Cela ne suffit pas, dans la nuit du 15 décembre 2013, en bon guérillero, il tente d'utiliser le moyen radical qu'il connaît le mieux : liquider son adversaire. Pour sauver Riek Machar, ses gardes y laissent tous leur vie et leur chef peut s'échapper en pyjama. C'est le début de la guerre actuelle. Cette guerre est ponctuée par des massacres des populations des ethnies supposées proches de l'un ou de l'autre leader en conflit.

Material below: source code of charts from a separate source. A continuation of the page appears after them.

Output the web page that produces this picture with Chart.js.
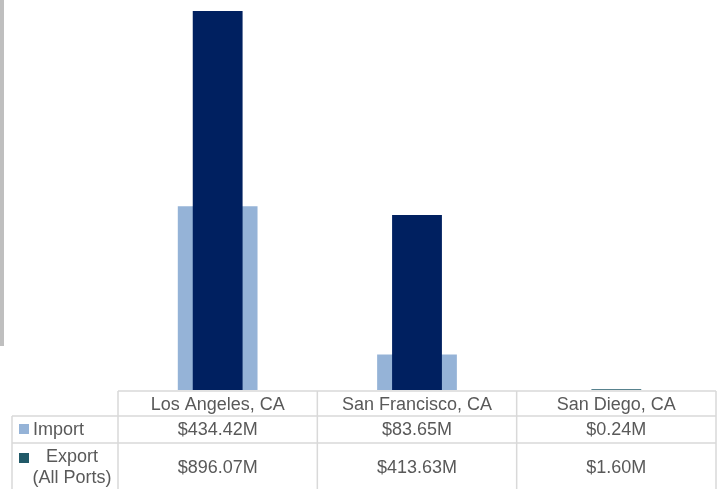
<!DOCTYPE html>
<html lang="en">
<head>
    <meta charset="UTF-8">
    <title>Import vs Export by Port</title>
    <script src="https://cdn.jsdelivr.net/npm/chart.js"></script>
    <style>
        body { margin: 0; background: #ffffff; }
        #wrap { width: 721px; height: 489px; position: relative; }
    </style>
</head>
<body>
    <div id="wrap"><canvas id="chart"></canvas></div>
    <script>
        // data
        const ports = ['Los Angeles, CA', 'San Francisco, CA', 'San Diego, CA'];
        const importVals = [434.42, 83.65, 0.24];
        const exportVals = [896.07, 413.63, 1.60];
        const importLabels = ['$434.42M', '$83.65M', '$0.24M'];
        const exportLabels = ['$896.07M', '$413.63M', '$1.60M'];

        const importColor = '#95B3D7';
        const exportColors = ['#002060', '#002060', '#215968'];
        const exportKeyColor = '#215968';
        const lineColor = '#D9D9D9';
        const textColor = '#595959';

        // draws the data table under the plot + the grey bar at the left edge
        const tablePlugin = {
            id: 'dataTable',
            afterDraw(chart) {
                const ctx = chart.ctx;
                const x = chart.scales.x;
                const area = chart.chartArea;
                const colW = (area.right - area.left) / ports.length;
                const left = 12, top = 391, r1 = 416, r2 = 443, bottom = 489;

                ctx.save();
                // grey edge line
                ctx.fillStyle = '#BFBFBF';
                ctx.fillRect(0, 0, 4, 346);

                ctx.strokeStyle = lineColor;
                ctx.lineWidth = 1.5;
                ctx.beginPath();
                ctx.moveTo(area.left, top); ctx.lineTo(area.right, top);
                ctx.moveTo(left, r1); ctx.lineTo(area.right, r1);
                ctx.moveTo(left, r2); ctx.lineTo(area.right, r2);
                ctx.moveTo(left, r1); ctx.lineTo(left, bottom);
                for (let i = 0; i <= ports.length; i++) {
                    const cx = area.left + colW * i;
                    ctx.moveTo(cx, top); ctx.lineTo(cx, bottom);
                }
                ctx.stroke();

                ctx.font = '18px "Liberation Sans", Arial, sans-serif';
                ctx.fillStyle = textColor;
                ctx.textAlign = 'center';
                ctx.textBaseline = 'middle';
                ports.forEach((p, i) => {
                    const cx = x.getPixelForValue(i);
                    ctx.fillText(p, cx, 405);
                    ctx.fillText(importLabels[i], cx, 430);
                    ctx.fillText(exportLabels[i], cx, 468);
                });

                // row headers with legend keys
                ctx.fillStyle = importColor;
                ctx.fillRect(19, 424, 10, 10);
                ctx.fillStyle = exportKeyColor;
                ctx.fillRect(19, 453, 10, 10);

                ctx.fillStyle = textColor;
                ctx.textAlign = 'left';
                ctx.fillText('Import', 33, 430);
                ctx.textAlign = 'center';
                ctx.fillText('Export', 72, 457);
                ctx.fillText('(All Ports)', 72, 478);
                ctx.restore();
            }
        };

        new Chart(document.getElementById('chart'), {
            type: 'bar',
            data: {
                labels: ports,
                datasets: [
                    {
                        label: 'Import',
                        data: importVals,
                        backgroundColor: importColor,
                        grouped: false,
                        categoryPercentage: 1,
                        barPercentage: 0.4,
                        order: 2
                    },
                    {
                        label: 'Export (All Ports)',
                        data: exportVals,
                        backgroundColor: exportColors,
                        grouped: false,
                        categoryPercentage: 1,
                        barPercentage: 0.25,
                        order: 1
                    }
                ]
            },
            options: {
                responsive: true,
                maintainAspectRatio: false,
                animation: false,
                layout: { padding: { left: 118, right: 5, top: 0, bottom: 99 } },
                scales: {
                    x: { display: false },
                    y: { display: false, min: 0, max: 922 }
                },
                plugins: {
                    legend: { display: false },
                    tooltip: { enabled: false }
                }
            },
            plugins: [tablePlugin]
        });
    </script>
</body>
</html>
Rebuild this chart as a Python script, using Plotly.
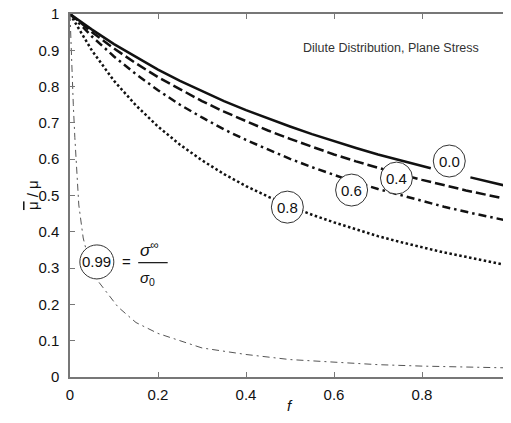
import plotly.graph_objs as go

# volume fraction f
f = [0, 0.05, 0.1, 0.15, 0.2, 0.25, 0.3, 0.35, 0.4, 0.45, 0.5,
     0.55, 0.6, 0.65, 0.7, 0.75, 0.8, 0.85, 0.9, 0.95, 1.0]

# sigma_inf / sigma_0 = 0.0 (solid, with a gap where the label sits)
f_00 = [0, 0.05, 0.1, 0.15, 0.2, 0.25, 0.3, 0.35, 0.4, 0.45, 0.5,
        0.55, 0.6, 0.65, 0.7, 0.75, 0.8, 0.82, None, 0.91, 0.95, 1.0]
mu_00 = [1, 0.957, 0.917, 0.881, 0.847, 0.816, 0.787, 0.760, 0.735, 0.712, 0.690,
         0.669, 0.649, 0.631, 0.613, 0.597, 0.581, 0.575, None, 0.550, 0.539, 0.524]

mu_04 = [1, 0.950, 0.905, 0.864, 0.826, 0.792, 0.760, 0.731, 0.704, 0.679, 0.656,
         0.634, 0.613, 0.594, 0.576, 0.559, 0.543, 0.528, 0.514, 0.501, 0.488]

mu_06 = [1, 0.938, 0.883, 0.834, 0.790, 0.750, 0.715, 0.682, 0.653, 0.626, 0.601,
         0.578, 0.556, 0.536, 0.518, 0.501, 0.484, 0.469, 0.455, 0.442, 0.429]

mu_08 = [1, 0.899, 0.816, 0.748, 0.690, 0.640, 0.597, 0.559, 0.526, 0.497, 0.471,
         0.447, 0.426, 0.406, 0.388, 0.372, 0.357, 0.343, 0.331, 0.319, 0.306]

f_099 = [0, 0.004, 0.0075, 0.011, 0.015, 0.02, 0.03, 0.045, 0.06, 0.083, 0.109,
         0.15, 0.2, 0.3, 0.4, 0.5, 0.6, 0.7, 0.8, 0.9, 1.0]
mu_099 = [1, 0.84, 0.75, 0.66, 0.566, 0.474, 0.383, 0.31, 0.27, 0.235, 0.193,
          0.15, 0.12, 0.08, 0.062, 0.048, 0.040, 0.034, 0.030, 0.027, 0.025]

# curve labels: text, f, value
labels = ['0.0', '0.4', '0.6', '0.8', '0.99']
label_f = [0.862, 0.742, 0.640, 0.494, 0.061]
label_v = [0.595, 0.548, 0.515, 0.468, 0.317]

FONT = 'Liberation Sans, Arial, sans-serif'
INK = '#111111'

fig = go.Figure()
fig.add_trace(go.Scatter(x=f_00, y=mu_00, mode='lines', connectgaps=False,
                         line=dict(color=INK, width=2.5)))
fig.add_trace(go.Scatter(x=f, y=mu_04, mode='lines',
                         line=dict(color=INK, width=2.5, dash='10px,4px')))
fig.add_trace(go.Scatter(x=f, y=mu_06, mode='lines',
                         line=dict(color=INK, width=2.5, dash='8px,4px,2.5px,4px')))
fig.add_trace(go.Scatter(x=f, y=mu_08, mode='lines',
                         line=dict(color=INK, width=2.5, dash='2.5px,2.5px')))
fig.add_trace(go.Scatter(x=f_099, y=mu_099, mode='lines',
                         line=dict(color='#555555', width=1, dash='7px,4px,2px,4px')))

# circled labels
for txt, lx, ly in zip(labels, label_f, label_v):
    r = 17 if txt == '0.99' else 16
    fig.add_shape(type='circle', xref='x', yref='y', xsizemode='pixel', ysizemode='pixel',
                  xanchor=lx, yanchor=ly, x0=-r, x1=r, y0=-r, y1=r,
                  line=dict(color='#333333', width=1), fillcolor='white', layer='above')
    fig.add_annotation(x=lx, y=ly, text=txt, showarrow=False,
                       font=dict(family=FONT, size=15, color=INK))

# "= sigma_inf / sigma_0"
fig.add_annotation(x=0.129, y=0.317, text='=', showarrow=False,
                   font=dict(family=FONT, size=15, color=INK))
fig.add_annotation(x=0.18, y=0.352, text='<i>σ</i><sup>∞</sup>', showarrow=False,
                   font=dict(family=FONT, size=17, color=INK))
fig.add_annotation(x=0.177, y=0.272, text='<i>σ</i><sub>0</sub>', showarrow=False,
                   font=dict(family=FONT, size=15, color=INK))
fig.add_shape(type='line', xref='x', yref='y', x0=0.155, x1=0.222, y0=0.315, y1=0.315,
              line=dict(color=INK, width=1.2))

fig.add_annotation(x=0.73, y=0.906, text='Dilute Distribution, Plane Stress', showarrow=False,
                   font=dict(family=FONT, size=12.5, color='#333333'))

# axis titles
fig.add_annotation(xref='paper', yref='paper', x=-0.109, y=0.5, textangle=-90,
                   text='<span style="text-decoration:overline">μ</span> / μ', showarrow=False,
                   font=dict(family=FONT, size=15, color=INK))
fig.add_annotation(xref='paper', yref='paper', x=0.5, y=-0.108, text='<i>f</i>', showarrow=False,
                   font=dict(family=FONT, size=15, color=INK))

axis_style = dict(range=[0, 1], showgrid=False, zeroline=False, showline=True,
                  linecolor='#777777', linewidth=1.5, mirror='ticks', ticks='inside',
                  ticklen=5, tickcolor='#777777', dtick=0.1, automargin=False,
                  ticklabeloverflow='allow',
                  tickfont=dict(family=FONT, size=15, color=INK))

# the page body adds an 8px offset, so the figure is 8px smaller than the window
fig.update_layout(
    width=503, height=415,
    margin=dict(l=62, r=1, t=6, b=46),
    plot_bgcolor='white', paper_bgcolor='white',
    showlegend=False,
    xaxis=dict(axis_style, dtick=0.2, ticklabelstandoff=3),
    yaxis=dict(axis_style, ticklabelstandoff=6),
)

fig.write_html("out.html")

Encore une fois, une lutte pour le pouvoir s'est transformée en massacres ethniques. Les deux principales tribus (Dinka et Nuer) qui sont supposées s'affronter parlent presque une même langue. Elles sont certes les principales communautés en nombre, mais il existe environ une centaine d'ethnies au Soudan du Sud. Les ethnies sont encore une fois instrumentalisées par des leaders politiques irresponsables, criminels, mafieux ajouteront certains observateurs.
La guerre est concentrée autour des puits du pétrole qui constituent la source des devises non pas pour soulager la souffrance des populations, mais plutôt pour acheter les armes qui vont les décimer !
4. A quand la fin de la guerre ?
Khartoum ne voit certainement pas d'un mauvais œil cette guerre fratricide qui affaiblit davantage cet Etat dont la naissance l'a privé de la quasi-totalité de la production pétrolière. Il sera au mieux un contemplateur de la destruction de son ancienne région méridionale.
L'Ouganda qui exporte tous ses produits manufacturés au Soudan du Sud, a réagi promptement en envoyant des troupes aux côtes de Salva Kiir.
Les Etats-Unis qui ont énergiquement soutenu la sécession du Sud Soudan viennent de dépêcher le Secrétaire d'Etat dans la région. Leur action sera déterminante pour une fin rapide du conflit.
Il semble que l'on se dirige vers une énième force de paix. Elle pourrait d'abord être confiée à l'IGAD, avant de passer sous le pavillon des Nations Unies.
Dans tous les cas de figure, le martyr des populations du Soudan du Sud va malheureusement encore durer longtemps.